Tuhan Yesus juga mempertegas keberadaan Tuhan Allah kita. Ia berkata: “Dan juga tentang bangkitnya orang-orang mati, tidakkah kamu baca dalam kitab Musa, dalam ceritera tentang semak duri, bagaimana bunyi firman Allah kepadanya: Akulah Allah Abraham, Allah Ishak dan Allah Yakub? Ia bukanlah Allah orang mati, melainkan Allah orang hidup. Kamu benar-benar sesat!” (Mrk 12:26-27). Allah memperkenalkan diri sebagai Allah orang hidup bukan Allah orang mati. Abraham, Ishak dan Yakub pernah hidup dan mengimani Allah yang satu dan sama. Ia tidak pernah memperkenalkan diri-Nya sebagai Allah orang mati. Di sini kita melihat betapa pemahaman kaum Saduki keliru memahami tubuh. Mereka berpikir bahwa tubuh sebelum kebangkitan dan sesuda kebangkitan itu identik atau sama saja. Paham semacam ini jauh dari ajaran Tuhan Yesus Kristus. Banyak kali kita justru tersesat dan berpikir yang sesat tentang Allah kita.
Saya selalu mengingat ungkapan iman kita dalam doa “Aku Percaya”. Kita selalu mengulangi kata-kata ini: “Aku percaya akan kebangkitan badan dan kehidupan kekal”. Apa yang ada di dalam pikiran kita ketika mengucapkan kalimat “Aku percaya akan kebangkitan badan?” Katekismus Gereja Katolik (KGK, 298) mengajarkan bahwa: “Karena Allah dapat mencipta dari ketidakadaan, dapatlah Ia oleh Roh Kudus memberikan kepada para pendosa kehidupan jiwa, dengan menciptakan hati yang murni di dalam mereka (Mzm 51:12), dan memberikan kehidupan badan kepada yang meninggal, dengan membangkitkan badan itu, karena Ia adalah “Allah yang menghidupkan orang mati dan menjadikan dengan firman-Nya apa yang tidak ada menjadi ada” (Rm 4:17). Dan karena Ia mampu memancarkan cahaya dari kegelapan melalui Sabda-Nya (Kej 1:3), Ia juga dapat menganugerahkan cahaya iman kepada mereka yang tidak mengenal-Nya (2 Kor 4:6).

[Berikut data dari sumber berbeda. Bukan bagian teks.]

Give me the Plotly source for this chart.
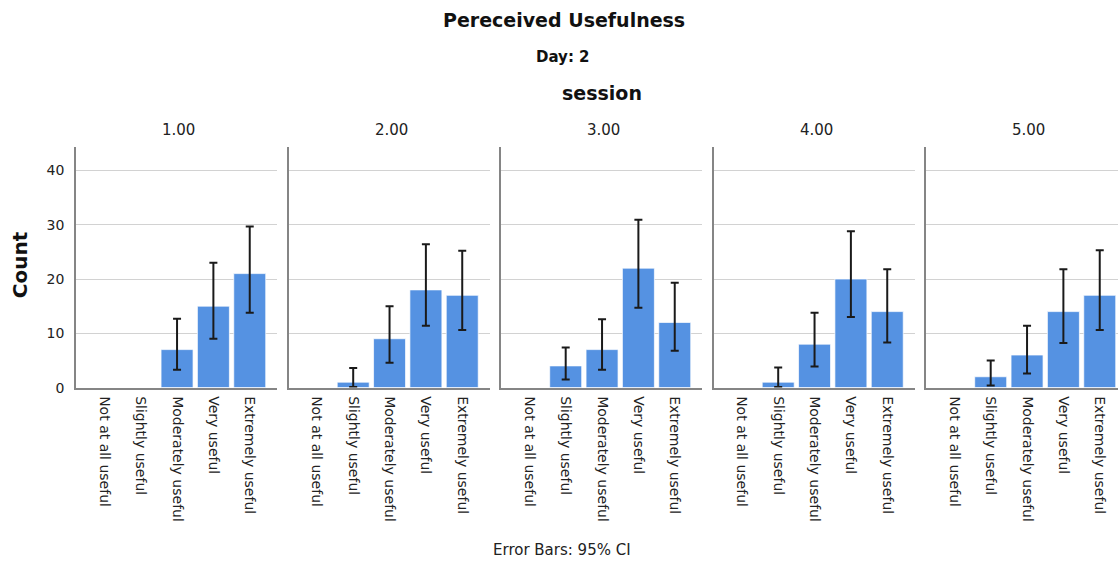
import plotly.graph_objects as go

categories = ["Not at all useful", "Slightly useful", "Moderately useful", "Very useful", "Extremely useful"]
sessions = ["1.00", "2.00", "3.00", "4.00", "5.00"]

count_s1 = [0, 0, 7, 15, 21]
count_s2 = [0, 1, 9, 18, 17]
count_s3 = [0, 4, 7, 22, 12]
count_s4 = [0, 1, 8, 20, 14]
count_s5 = [0, 2, 6, 14, 17]

ci_low_s1 = [None, None, 3.3, 9.0, 13.8]
ci_high_s1 = [None, None, 12.7, 23.0, 29.7]
ci_low_s2 = [None, 0.1, 4.6, 11.4, 10.6]
ci_high_s2 = [None, 3.6, 15.0, 26.4, 25.2]
ci_low_s3 = [None, 1.5, 3.3, 14.7, 6.8]
ci_high_s3 = [None, 7.4, 12.6, 30.9, 19.3]
ci_low_s4 = [None, 0.1, 3.9, 13.0, 8.3]
ci_high_s4 = [None, 3.7, 13.8, 28.8, 21.8]
ci_low_s5 = [None, 0.4, 2.6, 8.2, 10.6]
ci_high_s5 = [None, 5.0, 11.4, 21.8, 25.3]

counts = [count_s1, count_s2, count_s3, count_s4, count_s5]
lows = [ci_low_s1, ci_low_s2, ci_low_s3, ci_low_s4, ci_low_s5]
highs = [ci_high_s1, ci_high_s2, ci_high_s3, ci_high_s4, ci_high_s5]

W, H = 1118, 563
K = 0.985  # vertical compensation observed in render
FONT = "DejaVu Sans"
BAR = "#5592e2"
GRID = "#d2d2d2"
AXL = "#858585"


def yp(px):
    return 1 - (px / K) / H


panel_left = [76, 288.5, 501, 713.5, 926]
panel_w = 201
x_lo, x_hi = -0.78, 4.75
px_per_unit = panel_w / (x_hi - x_lo)
y_top, y_bot = 147, 387.3
y_range = [0, 44.3]

fig = go.Figure()
layout = dict(
    width=W, height=H, margin=dict(l=0, r=0, t=0, b=0),
    paper_bgcolor="white", plot_bgcolor="white", showlegend=False,
    font=dict(family=FONT, color="#222222"),
)

annotations = []
for i in range(5):
    xa = "x" if i == 0 else f"x{i+1}"
    ya = "y" if i == 0 else f"y{i+1}"
    c = counts[i]
    lo = lows[i]
    hi = highs[i]
    yv = [v if v > 0 else None for v in c]
    plus = [0 if h is None else h - v for h, v in zip(hi, c)]
    minus = [0 if l is None else v - l for l, v in zip(lo, c)]
    fig.add_trace(go.Bar(
        x=categories, y=yv, xaxis=xa, yaxis=ya, width=0.88,
        marker=dict(color=BAR, line=dict(color="rgba(255,255,255,0.7)", width=1)),
        error_y=dict(type="data", array=plus, arrayminus=minus, symmetric=False,
                     color="#1a1a1a", thickness=2, width=4),
        hoverinfo="skip",
    ))
    left = panel_left[i]
    right = min(left + panel_w, W)
    xr_hi = x_lo + (right - left) / px_per_unit
    key_x = "xaxis" if i == 0 else f"xaxis{i+1}"
    key_y = "yaxis" if i == 0 else f"yaxis{i+1}"
    layout[key_x] = dict(
        domain=[left / W, right / W], anchor=ya, type="category",
        categoryorder="array", categoryarray=categories,
        range=[x_lo, xr_hi], showline=True, linecolor=AXL, linewidth=1.5,
        showgrid=False, zeroline=False, ticks="", tickangle=90,
        ticklabelstandoff=4,
        tickfont=dict(size=14, color="#222222", family=FONT),
    )
    layout[key_y] = dict(
        domain=[yp(y_bot), yp(y_top)], anchor=xa, range=y_range,
        showline=True, linecolor=AXL, linewidth=1.5, showgrid=True,
        gridcolor=GRID, gridwidth=1, zeroline=False, ticks="",
        tickvals=[0, 10, 20, 30, 40], showticklabels=(i == 0),
        ticklabelstandoff=7,
        tickfont=dict(size=14, color="#222222", family=FONT),
    )
    annotations.append(dict(
        text=sessions[i], x=(left + panel_w / 2 + 2) / W,
        y=yp(130), xref="paper", yref="paper", showarrow=False,
        font=dict(size=15, color="#222222", family=FONT), xanchor="center", yanchor="middle",
    ))

annotations += [
    dict(text="<b>Pereceived Usefulness</b>", x=564 / W, y=yp(20), xref="paper", yref="paper",
         showarrow=False, font=dict(size=19, color="#111111", family=FONT), xanchor="center", yanchor="middle"),
    dict(text="<b>Day: 2</b>", x=563 / W, y=yp(57), xref="paper", yref="paper",
         showarrow=False, font=dict(size=15, color="#111111", family=FONT), xanchor="center", yanchor="middle"),
    dict(text="<b>session</b>", x=602 / W, y=yp(93), xref="paper", yref="paper",
         showarrow=False, font=dict(size=19, color="#111111", family=FONT), xanchor="center", yanchor="middle"),
    dict(text="<b>Count</b>", x=20 / W, y=yp(265), xref="paper", yref="paper", textangle=-90,
         showarrow=False, font=dict(size=20, color="#111111", family=FONT), xanchor="center", yanchor="middle"),
    dict(text="Error Bars: 95% CI", x=562 / W, y=yp(550), xref="paper", yref="paper",
         showarrow=False, font=dict(size=15, color="#222222", family=FONT), xanchor="center", yanchor="middle"),
]
layout["annotations"] = annotations
fig.update_layout(**layout)
fig.write_html("out.html")
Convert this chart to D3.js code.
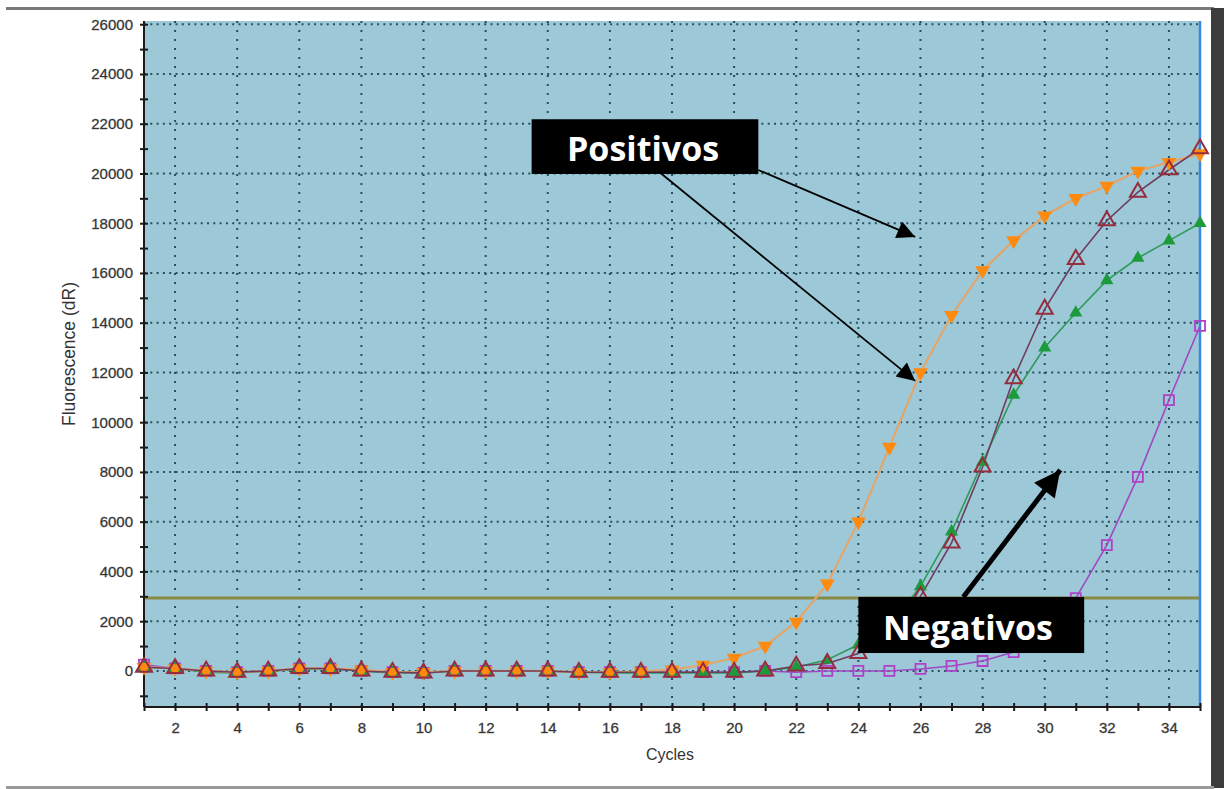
<!DOCTYPE html>
<html><head><meta charset="utf-8">
<script src="https://cdn.jsdelivr.net/npm/d3@7"></script>
<style>body{margin:0;background:#fff}svg{display:block}</style>
</head><body>
<script>
const cycles = d3.range(1, 36);
const orangeVals = [150,100,0,-50,0,100,100,50,-50,-50,0,0,0,0,-50,-50,-30,50,240,520,1000,1970,3500,6000,9000,12000,14300,16100,17300,18300,19000,19500,20100,20450,20800];
const brownVals  = [150,100,0,-50,0,100,100,0,-50,-80,0,0,0,0,-50,-50,-50,-50,-50,-50,0,200,300,700,1500,3000,5150,8200,11750,14550,16550,18100,19250,20150,21000];
const greenVals  = [150,100,-50,-80,0,50,100,0,-80,-80,0,0,0,0,-50,-80,-80,-80,-80,-80,0,150,450,1050,1800,3400,5600,8400,11100,13000,14400,15700,16600,17300,18000];
const purpleVals = [250,100,0,-50,0,100,100,0,-50,-80,0,0,0,0,-50,-50,-50,-50,-50,-50,0,-50,0,0,0,80,200,400,760,1600,2930,5060,7800,10890,13870];
const xTicks = d3.range(2, 35, 2);
const yTicks = d3.range(0, 26001, 2000);
const threshold = 2930;
const labelsText = {x: "Cycles", y: "Fluorescence (dR)", pos: "Positivos", neg: "Negativos"};

const W = 1224, H = 789;
const svg = d3.select("body").append("svg").attr("width", W).attr("height", H);
const L = 144, R = 1200, T = 21, B = 707;
const x = d3.scaleLinear().domain([1, 35]).range([L, R]);
const y = d3.scaleLinear().domain([-1450, 26130]).range([B, T]);

// frame
svg.append("rect").attr("x", 6).attr("y", 7).attr("width", 1208).attr("height", 3).attr("fill", "#7a7a7a");
svg.append("rect").attr("x", 1211).attr("y", 8).attr("width", 13).attr("height", 780).attr("fill", "#3c3c3c");
svg.append("rect").attr("x", 6).attr("y", 786).attr("width", 1208).attr("height", 3).attr("fill", "#9a9a9a");

// plot bg
svg.append("rect").attr("x", L).attr("y", T).attr("width", R - L).attr("height", B - T).attr("fill", "#9cc8d7");

// grid
const grid = svg.append("g");
grid.selectAll("line.h").data(yTicks).join("line")
  .attr("x1", L).attr("x2", R).attr("y1", d => y(d)).attr("y2", d => y(d))
  .attr("stroke", "#26505f").attr("stroke-width", 2).attr("stroke-dasharray", "2,4.3");
grid.selectAll("line.v").data(xTicks).join("line")
  .attr("y1", T).attr("y2", B).attr("x1", d => x(d)).attr("x2", d => x(d))
  .attr("stroke", "#26505f").attr("stroke-width", 2).attr("stroke-dasharray", "2,7");

// threshold
svg.append("line").attr("x1", L).attr("x2", R).attr("y1", y(threshold)).attr("y2", y(threshold))
  .attr("stroke", "#8a8a44").attr("stroke-width", 3);

// right blue line
svg.append("line").attr("x1", x(35)).attr("x2", x(35)).attr("y1", T).attr("y2", B)
  .attr("stroke", "#3a86e0").attr("stroke-width", 2.5);

// axes
const yAxisMinor = d3.axisLeft(y).tickValues(d3.range(-1000, 26001, 1000)).tickSize(4).tickFormat("");
const yAx = svg.append("g").attr("transform", `translate(${L},0)`).call(yAxisMinor);
yAx.selectAll("line").attr("x1", -4).attr("x2", 4).attr("stroke", "#1a1a1a").attr("stroke-width", 2);
yAx.select(".domain").remove();
const yLab = svg.append("g").attr("transform", `translate(${L},0)`)
  .call(d3.axisLeft(y).tickValues(yTicks).tickSize(0).tickPadding(11).tickFormat(d3.format("d")));
yLab.select(".domain").remove();
yLab.selectAll("text").attr("font-family", "Liberation Sans, Arial, sans-serif").attr("font-size", 15).attr("fill", "#2a2a2a")
  .attr("stroke", "#555").attr("stroke-width", 0.35);

const xAx = svg.append("g").attr("transform", `translate(0,${B})`)
  .call(d3.axisBottom(x).tickValues(d3.range(1, 36)).tickSize(4).tickFormat(""));
xAx.selectAll("line").attr("y1", -4).attr("y2", 4).attr("stroke", "#1a1a1a").attr("stroke-width", 2);
xAx.select(".domain").remove();
const xLab = svg.append("g").attr("transform", `translate(0,${B})`)
  .call(d3.axisBottom(x).tickValues(xTicks).tickSize(0).tickPadding(15));
xLab.select(".domain").remove();
xLab.selectAll("text").attr("font-family", "Liberation Sans, Arial, sans-serif").attr("font-size", 15).attr("fill", "#2a2a2a")
  .attr("stroke", "#555").attr("stroke-width", 0.35);

svg.append("line").attr("x1", L).attr("x2", L).attr("y1", T).attr("y2", B).attr("stroke", "#1a1a1a").attr("stroke-width", 2);
svg.append("line").attr("x1", L).attr("x2", R).attr("y1", B).attr("y2", B).attr("stroke", "#1a1a1a").attr("stroke-width", 2);

// titles
svg.append("text").attr("x", 670).attr("y", 760).attr("text-anchor", "middle")
  .attr("font-family", "Liberation Sans, Arial, sans-serif").attr("font-size", 16).attr("fill", "#333").text(labelsText.x);
svg.append("text").attr("transform", "translate(75,354) rotate(-90)").attr("text-anchor", "middle")
  .attr("font-family", "Liberation Sans, Arial, sans-serif").attr("font-size", 17.5).attr("fill", "#333").text(labelsText.y);

// series
const series = [
  {vals: purpleVals, line: "#a048c4", width: 1.6, sym: d3.symbolSquare, size: 100, fill: "none", stroke: "#b040c8", sw: 1.8, rot: 0},
  {vals: greenVals, line: "#2f9a5a", width: 1.6, sym: d3.symbolTriangle, size: 75, fill: "#1c9a3c", stroke: "none", sw: 0, rot: 0},
  {vals: orangeVals, line: "#e2a66c", width: 2.2, sym: d3.symbolTriangle, size: 95, fill: "#ff8a10", stroke: "none", sw: 0, rot: 180},
  {vals: brownVals, line: "#6f3c5c", width: 1.6, sym: d3.symbolTriangle, size: 110, fill: "none", stroke: "#962c3e", sw: 2, rot: 0},
];
const lineGen = d3.line().x((d, i) => x(cycles[i])).y(d => y(d));
series.forEach(s => {
  svg.append("path").attr("d", lineGen(s.vals)).attr("fill", "none").attr("stroke", s.line).attr("stroke-width", s.width);
});
series.forEach(s => {
  svg.append("g").selectAll("path").data(s.vals).join("path")
    .attr("transform", (d, i) => `translate(${x(cycles[i])},${y(d)}) rotate(${s.rot})`)
    .attr("d", d3.symbol(s.sym, s.size)).attr("fill", s.fill).attr("stroke", s.stroke).attr("stroke-width", s.sw);
});

// annotations
const defs = svg.append("defs");
defs.append("marker").attr("id", "ah").attr("viewBox", "0 0 10 10").attr("refX", 10).attr("refY", 5)
  .attr("markerWidth", 24).attr("markerHeight", 18).attr("markerUnits", "userSpaceOnUse").attr("orient", "auto")
  .append("path").attr("d", "M0,0L10,5L0,10z").attr("fill", "#000");
defs.append("marker").attr("id", "ahb").attr("viewBox", "0 0 10 10").attr("refX", 10).attr("refY", 5)
  .attr("markerWidth", 30).attr("markerHeight", 26).attr("markerUnits", "userSpaceOnUse").attr("orient", "auto")
  .append("path").attr("d", "M0,0L10,5L0,10z").attr("fill", "#000");

const arrows = [
  {x1: 20.78, y1: 20140, x2: 25.83, y2: 17450, w: 1.8, m: "ah"},
  {x1: 17.63, y1: 20020, x2: 25.83, y2: 11660, w: 1.8, m: "ah"},
  {x1: 27.38, y1: 2975, x2: 30.5, y2: 8080, w: 5, m: "ahb"},
];
svg.selectAll("line.arr").data(arrows).join("line")
  .attr("x1", d => x(d.x1)).attr("y1", d => y(d.y1)).attr("x2", d => x(d.x2)).attr("y2", d => y(d.y2))
  .attr("stroke", "#000").attr("stroke-width", d => d.w).attr("marker-end", d => `url(#${d.m})`);

const boxes = [
  {x0: 13.48, x1: 20.78, y0: 22180, y1: 19980, t: labelsText.pos},
  {x0: 24.0, x1: 31.27, y0: 2975, y1: 720, t: labelsText.neg},
];
boxes.forEach(b => {
  svg.append("rect").attr("x", x(b.x0)).attr("y", y(b.y0)).attr("width", x(b.x1) - x(b.x0)).attr("height", y(b.y1) - y(b.y0)).attr("fill", "#000");
});
svg.append("text").attr("x", 567).attr("y", y(20500) ).attr("font-family", "Open Sans, sans-serif").attr("font-weight", "bold")
  .attr("font-size", 34).attr("fill", "#fff").text(boxes[0].t);
svg.append("text").attr("x", 883).attr("y", y(1250)).attr("font-family", "Open Sans, sans-serif").attr("font-weight", "bold")
  .attr("font-size", 34).attr("fill", "#fff").text(boxes[1].t);
</script>
</body></html>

Maka kebangkitan badan adalah badan yang telah terurai dan hancur akibat kematian dan akan dibangkitkan pada akhir zaman, selanjutnya akan bersatu dengan jiwa. Setiap pribadi akan bersatu kembali jiwa dan badannya, dan hidup dalam keabadian. Kita semua percaya bahwa mereka yang masuk dalam Kerajaan Sorga akan mengalami kebahagiaan dalam persatuan jiwa dan badan yang telah dimuliakan, sedangkan mereka yang masuk ke dalam neraka akan mendapatkan hukuman dalam persatuan jiwa dan badan.Dari situ, kita percaya bahwa ada kehidupan setelah kematian, dan kebahagiaan Sorgawi yang telah dijanjikan oleh Yesus menanti kita di kehidupan mendatang.
Bacaan Injil hari ini meneguhkan kita untuk semakin percaya kepada kebangkitan badan dan kehidupan kekal sebab Allah kita sungguh-sungguh Allah yang hidup. Saya mengakhiri refleksi ini dengan mengutip perkataan St. Yohanes Paulus II ini: “Dalam kebangkitan badan di masa depan, setelah mendapatkan kembali tubuh-tubuh mereka dalam kepenuhan kesempurnaan yang sesuai dengan gambaran dan rupa Allah, setelah mendapatkan kembali tubuh-tubuh itu dalam maskulinitas dan femininitas mereka, manusia “tidak akan mengambil baik istri maupun suami” (TOB 66:1; 2 Desember 1981). Mari kita menjauhkan diri dari kesesatan, dan berusaha untuk mencapai hidup seperti malaikat kelak dengan berbuat baik dan saling mengasihi.